Only lines with the string "matplotlib" matter here; gather them from the material below.

** Start **

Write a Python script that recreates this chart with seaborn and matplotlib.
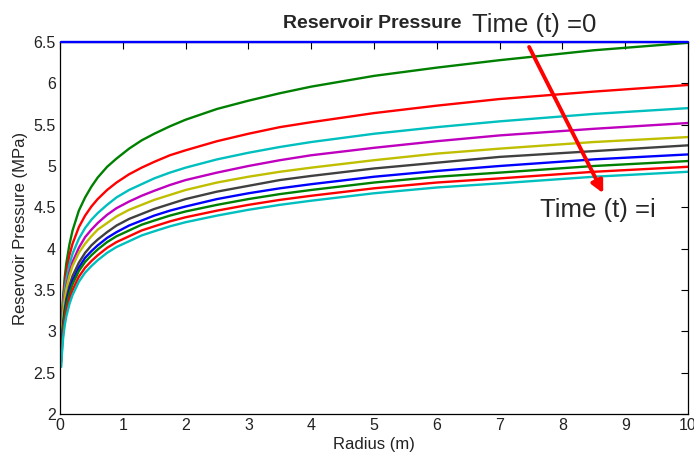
import matplotlib
matplotlib.use("Agg")
import matplotlib.pyplot as plt
import seaborn as sns
import pandas as pd

radius = [0.02, 0.03, 0.05, 0.075, 0.1, 0.15, 0.2, 0.3, 0.4, 0.5, 0.6, 0.75, 0.9,
          1.1, 1.3, 1.5, 1.75, 2, 2.5, 3, 3.5, 4, 5, 6, 7, 8.5, 10]

# Reservoir pressure (MPa) for each time step, t = 0 ... i
p_t0 = [6.5] * 27
p_t1 = [2.89, 3.12, 3.42, 3.65, 3.82, 4.05, 4.22, 4.46, 4.62, 4.75, 4.86, 4.99, 5.09,
        5.21, 5.31, 5.39, 5.48, 5.56, 5.69, 5.79, 5.88, 5.96, 6.09, 6.19, 6.28, 6.40, 6.49]
p_t2 = [2.93, 3.13, 3.38, 3.58, 3.72, 3.92, 4.06, 4.26, 4.40, 4.51, 4.60, 4.71, 4.80,
        4.90, 4.98, 5.05, 5.13, 5.19, 5.30, 5.39, 5.47, 5.53, 5.64, 5.73, 5.81, 5.90, 5.98]
p_t3 = [2.90, 3.09, 3.32, 3.50, 3.63, 3.81, 3.94, 4.12, 4.25, 4.35, 4.43, 4.53, 4.62,
        4.71, 4.78, 4.85, 4.92, 4.98, 5.08, 5.16, 5.23, 5.29, 5.39, 5.47, 5.54, 5.63, 5.70]
p_t4 = [2.85, 3.02, 3.24, 3.42, 3.54, 3.71, 3.84, 4.01, 4.14, 4.23, 4.31, 4.41, 4.49,
        4.57, 4.64, 4.70, 4.77, 4.83, 4.92, 5.00, 5.07, 5.13, 5.22, 5.30, 5.37, 5.45, 5.52]
p_t5 = [2.86, 3.03, 3.23, 3.39, 3.51, 3.67, 3.79, 3.95, 4.06, 4.15, 4.23, 4.31, 4.39,
        4.47, 4.53, 4.59, 4.65, 4.71, 4.80, 4.87, 4.93, 4.98, 5.07, 5.15, 5.21, 5.29, 5.35]
p_t6 = [2.73, 2.90, 3.10, 3.27, 3.39, 3.55, 3.67, 3.83, 3.95, 4.04, 4.11, 4.20, 4.28,
        4.36, 4.42, 4.48, 4.54, 4.60, 4.69, 4.76, 4.83, 4.88, 4.97, 5.04, 5.11, 5.18, 5.25]
p_t7 = [2.72, 2.87, 3.07, 3.23, 3.34, 3.50, 3.61, 3.77, 3.89, 3.97, 4.04, 4.13, 4.20,
        4.28, 4.34, 4.40, 4.46, 4.51, 4.60, 4.67, 4.73, 4.78, 4.87, 4.94, 5.00, 5.08, 5.14]
p_t8 = [2.70, 2.85, 3.05, 3.20, 3.31, 3.46, 3.57, 3.73, 3.84, 3.92, 3.99, 4.08, 4.15,
        4.22, 4.29, 4.34, 4.40, 4.45, 4.53, 4.60, 4.66, 4.71, 4.80, 4.87, 4.92, 5.00, 5.06]
p_t9 = [2.63, 2.78, 2.98, 3.13, 3.24, 3.39, 3.50, 3.66, 3.77, 3.85, 3.92, 4.01, 4.08,
        4.15, 4.22, 4.27, 4.33, 4.38, 4.46, 4.53, 4.59, 4.64, 4.73, 4.80, 4.85, 4.93, 4.99]
p_t10 = [2.57, 2.72, 2.92, 3.07, 3.18, 3.33, 3.44, 3.60, 3.71, 3.79, 3.86, 3.95, 4.02,
         4.09, 4.16, 4.21, 4.27, 4.32, 4.40, 4.47, 4.53, 4.58, 4.67, 4.74, 4.79, 4.87, 4.93]

series_names = ["t0", "t1", "t2", "t3", "t4", "t5", "t6", "t7", "t8", "t9", "t10"]
series_values = [p_t0, p_t1, p_t2, p_t3, p_t4, p_t5, p_t6, p_t7, p_t8, p_t9, p_t10]

x_ticks = [0, 1, 2, 3, 4, 5, 6, 7, 8, 9, 10]
x_tick_labels = ["0", "1", "2", "3", "4", "5", "6", "7", "8", "9", "10"]
y_ticks = [2, 2.5, 3, 3.5, 4, 4.5, 5, 5.5, 6, 6.5]
y_tick_labels = ["2", "2.5", "3", "3.5", "4", "4.5", "5", "5.5", "6", "6.5"]

# MATLAB classic colour order
colors = [(0, 0, 1), (0, 0.5, 0), (1, 0, 0), (0, 0.75, 0.75), (0.75, 0, 0.75),
          (0.75, 0.75, 0), (0.25, 0.25, 0.25), (0, 0, 1), (0, 0.5, 0), (1, 0, 0),
          (0, 0.75, 0.75)]

rows = []
for name, vals in zip(series_names, series_values):
    for r, p in zip(radius, vals):
        rows.append({"Radius": r, "Pressure": p, "Time": name})
df = pd.DataFrame(rows)

sns.set_theme(style="white")
plt.rcParams["font.family"] = ["Liberation Sans", "DejaVu Sans"]

fig = plt.figure(figsize=(6.94, 4.57), dpi=100)
ax = fig.add_axes([60 / 694, 1 - 414 / 457, 628 / 694, 372 / 457])

sns.lineplot(data=df, x="Radius", y="Pressure", hue="Time", hue_order=series_names,
             palette=colors, estimator=None, sort=False, linewidth=1.7,
             legend=False, ax=ax)
ax.lines[0].set_clip_on(False)
ax.lines[0].set_zorder(5)

ax.set_xlim(0, 10)
ax.set_ylim(2, 6.5)
ax.set_xticks(x_ticks)
ax.set_xticklabels(x_tick_labels)
ax.set_yticks(y_ticks)
ax.set_yticklabels(y_tick_labels)
ax.tick_params(direction="in", length=5, width=0.8, top=True, right=True,
               labelsize=11.5, colors="black", labelcolor="#222222", pad=3)
for s in ax.spines.values():
    s.set_color("black")
    s.set_linewidth(0.9)
    s.set_visible(True)

ax.set_xlabel("Radius (m)", fontsize=12, color="#222222", labelpad=3)
ax.set_ylabel("Reservoir Pressure (MPa)", fontsize=12, color="#222222", labelpad=4)

fig.text(283 / 694, 1 - 28 / 457, "Reservoir Pressure", fontsize=14,
         fontweight="bold", ha="left", va="baseline")
fig.text(472 / 694, 1 - 32 / 457, "Time (t) =0", fontsize=18.5,
         ha="left", va="baseline")
fig.text(540 / 694, 1 - 217 / 457, "Time (t) =i", fontsize=18.5,
         ha="left", va="baseline")

ax.annotate("", xy=(8.65, 4.67), xytext=(7.47, 6.44), xycoords="data",
            arrowprops=dict(arrowstyle="-|>", color="red", lw=2.8,
                            mutation_scale=18, shrinkA=0, shrinkB=0),
            annotation_clip=False, zorder=6)

fig.savefig("out.png", dpi=100, facecolor="white")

** End **

> _SOLUTION TO THE PROBLEM_
Write a Python script that recreates this chart with seaborn and matplotlib.
import matplotlib
matplotlib.use("Agg")
import matplotlib.pyplot as plt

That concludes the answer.